* begin *

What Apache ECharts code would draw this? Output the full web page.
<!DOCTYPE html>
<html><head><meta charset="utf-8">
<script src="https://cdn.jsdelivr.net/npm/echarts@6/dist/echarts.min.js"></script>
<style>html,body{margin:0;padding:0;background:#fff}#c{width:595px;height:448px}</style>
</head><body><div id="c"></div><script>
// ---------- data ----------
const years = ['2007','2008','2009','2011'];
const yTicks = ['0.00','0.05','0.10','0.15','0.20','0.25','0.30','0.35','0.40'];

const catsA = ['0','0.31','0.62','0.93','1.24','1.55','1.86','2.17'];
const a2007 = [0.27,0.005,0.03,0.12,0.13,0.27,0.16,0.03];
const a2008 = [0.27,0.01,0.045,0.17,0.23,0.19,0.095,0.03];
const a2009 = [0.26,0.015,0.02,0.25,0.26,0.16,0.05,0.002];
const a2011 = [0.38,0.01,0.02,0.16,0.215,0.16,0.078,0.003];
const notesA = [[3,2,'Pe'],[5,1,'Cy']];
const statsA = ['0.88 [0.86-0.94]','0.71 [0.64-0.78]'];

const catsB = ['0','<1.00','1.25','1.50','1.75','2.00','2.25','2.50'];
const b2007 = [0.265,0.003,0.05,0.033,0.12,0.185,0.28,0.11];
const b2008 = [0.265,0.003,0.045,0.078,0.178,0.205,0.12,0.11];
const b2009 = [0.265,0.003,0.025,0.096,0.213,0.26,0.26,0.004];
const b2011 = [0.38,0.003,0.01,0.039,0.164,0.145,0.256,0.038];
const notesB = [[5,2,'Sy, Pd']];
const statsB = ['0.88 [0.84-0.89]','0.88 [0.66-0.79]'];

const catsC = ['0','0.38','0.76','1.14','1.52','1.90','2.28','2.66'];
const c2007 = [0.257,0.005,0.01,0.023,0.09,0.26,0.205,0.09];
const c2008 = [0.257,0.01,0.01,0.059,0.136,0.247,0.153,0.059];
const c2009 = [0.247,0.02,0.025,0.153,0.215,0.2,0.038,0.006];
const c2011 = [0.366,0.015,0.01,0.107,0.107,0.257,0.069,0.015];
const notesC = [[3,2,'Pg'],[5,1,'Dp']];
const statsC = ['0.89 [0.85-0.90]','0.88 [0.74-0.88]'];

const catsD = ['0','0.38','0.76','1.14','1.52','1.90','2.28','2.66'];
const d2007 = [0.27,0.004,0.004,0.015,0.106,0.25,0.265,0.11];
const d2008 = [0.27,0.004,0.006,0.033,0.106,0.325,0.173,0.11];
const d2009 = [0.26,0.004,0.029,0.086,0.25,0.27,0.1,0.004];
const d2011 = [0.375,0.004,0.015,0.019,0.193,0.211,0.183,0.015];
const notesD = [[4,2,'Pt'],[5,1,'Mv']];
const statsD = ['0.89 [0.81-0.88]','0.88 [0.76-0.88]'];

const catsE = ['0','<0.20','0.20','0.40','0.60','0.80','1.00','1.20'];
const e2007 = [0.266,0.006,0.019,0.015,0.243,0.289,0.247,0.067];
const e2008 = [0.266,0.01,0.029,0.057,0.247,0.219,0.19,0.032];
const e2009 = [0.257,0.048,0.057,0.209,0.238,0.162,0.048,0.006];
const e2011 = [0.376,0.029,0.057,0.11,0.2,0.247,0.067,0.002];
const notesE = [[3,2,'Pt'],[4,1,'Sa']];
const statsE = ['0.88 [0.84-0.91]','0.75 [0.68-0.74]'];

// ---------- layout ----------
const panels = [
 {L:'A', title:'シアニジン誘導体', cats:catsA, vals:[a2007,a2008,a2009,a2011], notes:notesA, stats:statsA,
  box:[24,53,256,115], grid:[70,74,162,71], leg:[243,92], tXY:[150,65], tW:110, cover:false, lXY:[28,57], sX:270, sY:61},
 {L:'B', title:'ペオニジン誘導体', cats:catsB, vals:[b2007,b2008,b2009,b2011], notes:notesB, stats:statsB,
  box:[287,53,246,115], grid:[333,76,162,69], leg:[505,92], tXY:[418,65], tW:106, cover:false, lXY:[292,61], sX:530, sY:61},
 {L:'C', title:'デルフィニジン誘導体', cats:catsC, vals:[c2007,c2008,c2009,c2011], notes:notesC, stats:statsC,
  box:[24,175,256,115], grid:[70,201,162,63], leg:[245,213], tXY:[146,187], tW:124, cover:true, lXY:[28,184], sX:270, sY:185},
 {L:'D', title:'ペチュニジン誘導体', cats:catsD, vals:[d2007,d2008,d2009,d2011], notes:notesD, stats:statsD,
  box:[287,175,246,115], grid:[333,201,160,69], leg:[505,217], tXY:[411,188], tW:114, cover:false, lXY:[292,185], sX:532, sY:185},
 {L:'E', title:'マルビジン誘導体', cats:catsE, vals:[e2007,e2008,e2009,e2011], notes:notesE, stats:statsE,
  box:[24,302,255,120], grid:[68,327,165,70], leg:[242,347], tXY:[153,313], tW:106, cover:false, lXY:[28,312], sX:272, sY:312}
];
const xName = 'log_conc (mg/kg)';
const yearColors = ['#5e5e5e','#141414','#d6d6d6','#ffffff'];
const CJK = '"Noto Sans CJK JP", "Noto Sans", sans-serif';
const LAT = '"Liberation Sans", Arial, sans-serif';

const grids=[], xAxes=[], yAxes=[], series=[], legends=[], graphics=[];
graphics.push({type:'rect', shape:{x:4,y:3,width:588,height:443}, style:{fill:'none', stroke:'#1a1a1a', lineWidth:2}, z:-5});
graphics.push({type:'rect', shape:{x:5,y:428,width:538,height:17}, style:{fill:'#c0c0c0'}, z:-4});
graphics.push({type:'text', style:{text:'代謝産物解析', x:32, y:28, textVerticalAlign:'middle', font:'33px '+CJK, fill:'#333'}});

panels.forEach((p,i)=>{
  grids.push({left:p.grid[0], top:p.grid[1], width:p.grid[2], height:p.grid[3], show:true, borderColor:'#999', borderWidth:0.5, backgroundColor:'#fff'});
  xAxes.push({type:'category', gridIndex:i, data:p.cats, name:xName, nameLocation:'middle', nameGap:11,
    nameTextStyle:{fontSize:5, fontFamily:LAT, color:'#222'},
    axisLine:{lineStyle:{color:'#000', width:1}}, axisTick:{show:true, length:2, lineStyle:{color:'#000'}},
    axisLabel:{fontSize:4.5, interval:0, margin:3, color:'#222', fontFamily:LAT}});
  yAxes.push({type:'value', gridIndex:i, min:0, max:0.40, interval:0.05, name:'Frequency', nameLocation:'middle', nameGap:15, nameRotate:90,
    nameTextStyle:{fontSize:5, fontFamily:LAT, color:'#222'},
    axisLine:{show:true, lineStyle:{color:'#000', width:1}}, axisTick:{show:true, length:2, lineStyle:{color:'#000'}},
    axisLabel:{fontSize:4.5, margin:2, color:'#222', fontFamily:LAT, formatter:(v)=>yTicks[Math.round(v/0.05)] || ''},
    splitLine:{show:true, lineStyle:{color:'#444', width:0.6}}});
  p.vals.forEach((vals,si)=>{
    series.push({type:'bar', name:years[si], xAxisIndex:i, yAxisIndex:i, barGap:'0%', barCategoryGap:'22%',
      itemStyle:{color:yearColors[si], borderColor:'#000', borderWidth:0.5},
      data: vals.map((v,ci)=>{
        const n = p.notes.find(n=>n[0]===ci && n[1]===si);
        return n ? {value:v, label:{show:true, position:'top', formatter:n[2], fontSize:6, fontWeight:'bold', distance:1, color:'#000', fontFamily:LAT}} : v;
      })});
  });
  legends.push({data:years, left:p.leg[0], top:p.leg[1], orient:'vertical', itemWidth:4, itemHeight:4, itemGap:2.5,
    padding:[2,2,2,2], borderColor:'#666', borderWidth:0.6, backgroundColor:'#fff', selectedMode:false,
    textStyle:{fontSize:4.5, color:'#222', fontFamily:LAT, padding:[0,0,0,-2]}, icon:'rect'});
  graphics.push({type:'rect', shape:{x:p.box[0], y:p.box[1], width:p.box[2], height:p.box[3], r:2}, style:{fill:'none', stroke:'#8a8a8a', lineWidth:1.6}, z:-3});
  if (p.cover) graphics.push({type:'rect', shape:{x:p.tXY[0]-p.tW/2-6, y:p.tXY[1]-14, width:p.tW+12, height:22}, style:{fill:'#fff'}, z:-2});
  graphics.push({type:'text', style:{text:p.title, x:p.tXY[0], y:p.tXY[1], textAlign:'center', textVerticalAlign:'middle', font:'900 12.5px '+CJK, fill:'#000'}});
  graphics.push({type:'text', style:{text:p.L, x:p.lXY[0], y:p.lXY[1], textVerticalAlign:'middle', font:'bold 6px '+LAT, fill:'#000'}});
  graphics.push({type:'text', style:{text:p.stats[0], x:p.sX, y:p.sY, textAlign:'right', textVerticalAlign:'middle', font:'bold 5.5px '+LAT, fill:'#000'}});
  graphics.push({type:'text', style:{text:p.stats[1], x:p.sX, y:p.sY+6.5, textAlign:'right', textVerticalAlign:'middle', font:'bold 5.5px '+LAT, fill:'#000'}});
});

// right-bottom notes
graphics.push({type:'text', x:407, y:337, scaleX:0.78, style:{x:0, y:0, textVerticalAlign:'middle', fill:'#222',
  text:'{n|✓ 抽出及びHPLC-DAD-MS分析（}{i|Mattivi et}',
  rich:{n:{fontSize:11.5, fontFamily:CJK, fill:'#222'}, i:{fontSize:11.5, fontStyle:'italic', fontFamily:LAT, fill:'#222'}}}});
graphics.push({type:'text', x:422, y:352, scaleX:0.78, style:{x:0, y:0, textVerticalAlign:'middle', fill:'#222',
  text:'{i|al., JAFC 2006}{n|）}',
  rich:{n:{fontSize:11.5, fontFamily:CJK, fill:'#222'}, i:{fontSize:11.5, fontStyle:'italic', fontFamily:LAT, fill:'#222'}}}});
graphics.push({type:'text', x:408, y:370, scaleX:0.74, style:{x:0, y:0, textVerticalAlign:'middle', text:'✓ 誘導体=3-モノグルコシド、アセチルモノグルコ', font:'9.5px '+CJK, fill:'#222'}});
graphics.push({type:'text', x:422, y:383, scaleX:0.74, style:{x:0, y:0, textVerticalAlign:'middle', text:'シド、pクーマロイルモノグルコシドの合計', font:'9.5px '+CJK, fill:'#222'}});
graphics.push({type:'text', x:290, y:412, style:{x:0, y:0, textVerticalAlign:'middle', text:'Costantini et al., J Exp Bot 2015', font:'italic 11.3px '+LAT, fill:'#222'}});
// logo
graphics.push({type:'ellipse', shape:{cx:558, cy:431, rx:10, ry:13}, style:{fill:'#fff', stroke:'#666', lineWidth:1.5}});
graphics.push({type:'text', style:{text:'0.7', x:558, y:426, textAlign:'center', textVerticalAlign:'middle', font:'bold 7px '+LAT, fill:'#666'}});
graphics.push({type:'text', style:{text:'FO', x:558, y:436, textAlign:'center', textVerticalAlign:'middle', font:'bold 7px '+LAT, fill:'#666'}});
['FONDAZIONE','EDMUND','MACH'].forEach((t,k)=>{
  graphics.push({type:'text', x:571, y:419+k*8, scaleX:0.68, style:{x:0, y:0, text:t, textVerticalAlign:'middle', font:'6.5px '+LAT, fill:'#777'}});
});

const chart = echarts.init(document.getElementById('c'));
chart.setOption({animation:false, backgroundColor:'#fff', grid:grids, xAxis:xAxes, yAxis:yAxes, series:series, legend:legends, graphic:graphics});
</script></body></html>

* end *
* begin *

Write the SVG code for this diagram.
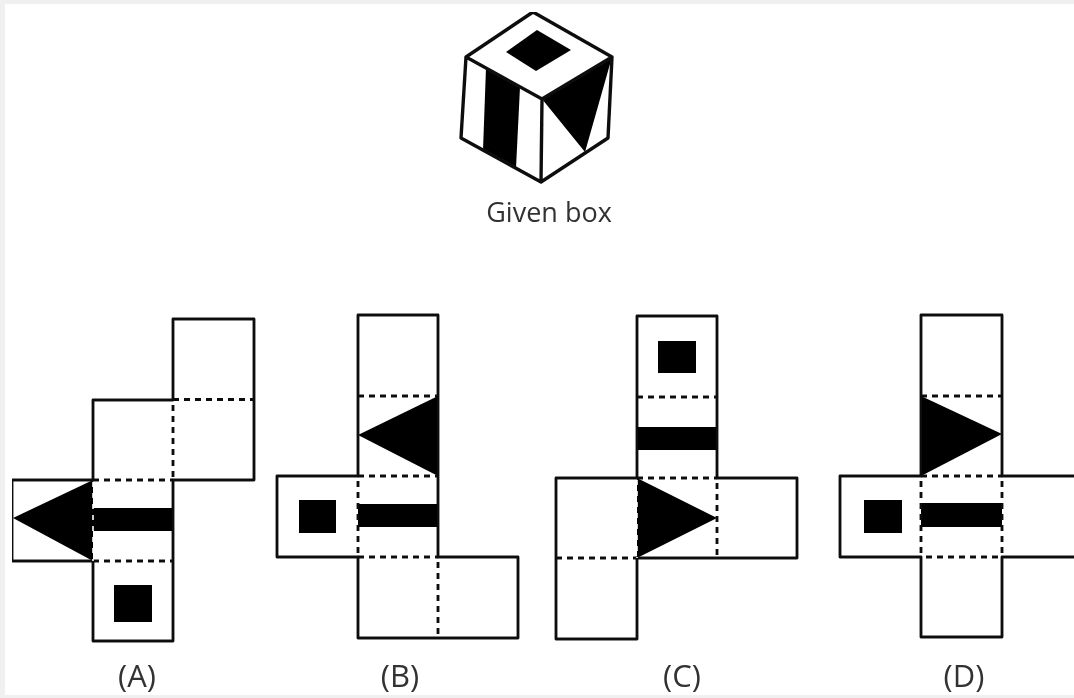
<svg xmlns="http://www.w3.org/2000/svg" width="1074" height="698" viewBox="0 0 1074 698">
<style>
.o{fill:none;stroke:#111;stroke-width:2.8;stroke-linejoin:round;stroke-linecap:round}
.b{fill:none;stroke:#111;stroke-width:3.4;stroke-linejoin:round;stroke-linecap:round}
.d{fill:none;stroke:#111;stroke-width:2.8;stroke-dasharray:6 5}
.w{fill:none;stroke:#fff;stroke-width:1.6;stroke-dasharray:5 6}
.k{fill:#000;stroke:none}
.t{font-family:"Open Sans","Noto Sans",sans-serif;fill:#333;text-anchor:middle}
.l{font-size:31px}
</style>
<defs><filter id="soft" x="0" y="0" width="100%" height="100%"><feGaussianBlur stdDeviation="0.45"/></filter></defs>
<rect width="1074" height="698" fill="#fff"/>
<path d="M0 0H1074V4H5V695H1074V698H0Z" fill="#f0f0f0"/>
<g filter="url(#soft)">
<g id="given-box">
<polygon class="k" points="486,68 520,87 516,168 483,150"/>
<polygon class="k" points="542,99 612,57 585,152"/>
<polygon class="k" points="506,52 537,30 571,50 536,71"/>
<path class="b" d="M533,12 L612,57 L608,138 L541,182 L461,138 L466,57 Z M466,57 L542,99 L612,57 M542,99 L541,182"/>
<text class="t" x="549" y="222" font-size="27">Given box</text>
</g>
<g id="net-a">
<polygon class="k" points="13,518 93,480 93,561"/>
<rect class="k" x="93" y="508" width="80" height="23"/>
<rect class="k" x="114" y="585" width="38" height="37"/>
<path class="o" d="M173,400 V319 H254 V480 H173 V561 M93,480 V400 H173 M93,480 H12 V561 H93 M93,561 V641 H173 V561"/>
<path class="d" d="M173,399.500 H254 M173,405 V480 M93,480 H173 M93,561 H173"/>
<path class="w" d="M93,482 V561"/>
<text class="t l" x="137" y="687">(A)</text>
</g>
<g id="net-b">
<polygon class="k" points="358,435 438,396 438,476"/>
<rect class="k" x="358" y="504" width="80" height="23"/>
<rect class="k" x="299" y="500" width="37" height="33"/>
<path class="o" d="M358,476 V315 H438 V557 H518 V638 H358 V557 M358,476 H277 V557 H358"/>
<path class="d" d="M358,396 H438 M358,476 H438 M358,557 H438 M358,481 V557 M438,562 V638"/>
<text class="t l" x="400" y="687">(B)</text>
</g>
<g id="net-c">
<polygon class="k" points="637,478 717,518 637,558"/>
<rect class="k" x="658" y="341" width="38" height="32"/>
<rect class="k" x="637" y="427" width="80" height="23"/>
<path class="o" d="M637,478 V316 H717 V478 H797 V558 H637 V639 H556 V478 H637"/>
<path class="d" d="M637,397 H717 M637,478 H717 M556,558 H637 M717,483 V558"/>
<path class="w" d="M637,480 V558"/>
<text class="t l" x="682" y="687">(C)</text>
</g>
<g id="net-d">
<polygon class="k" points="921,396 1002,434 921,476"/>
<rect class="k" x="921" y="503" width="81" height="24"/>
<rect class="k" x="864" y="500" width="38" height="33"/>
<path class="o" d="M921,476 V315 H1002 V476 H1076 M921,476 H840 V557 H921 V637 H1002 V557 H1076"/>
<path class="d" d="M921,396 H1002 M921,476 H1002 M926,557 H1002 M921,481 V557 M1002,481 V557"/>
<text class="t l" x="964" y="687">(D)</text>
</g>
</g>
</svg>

* end *

## WORK TO COMPLETE
From the listing above, collect each line in which the string "this" appears.

## EXERCISE RESPONSE
What Apache ECharts code would draw this? Output the full web page.
Write the SVG code for this diagram.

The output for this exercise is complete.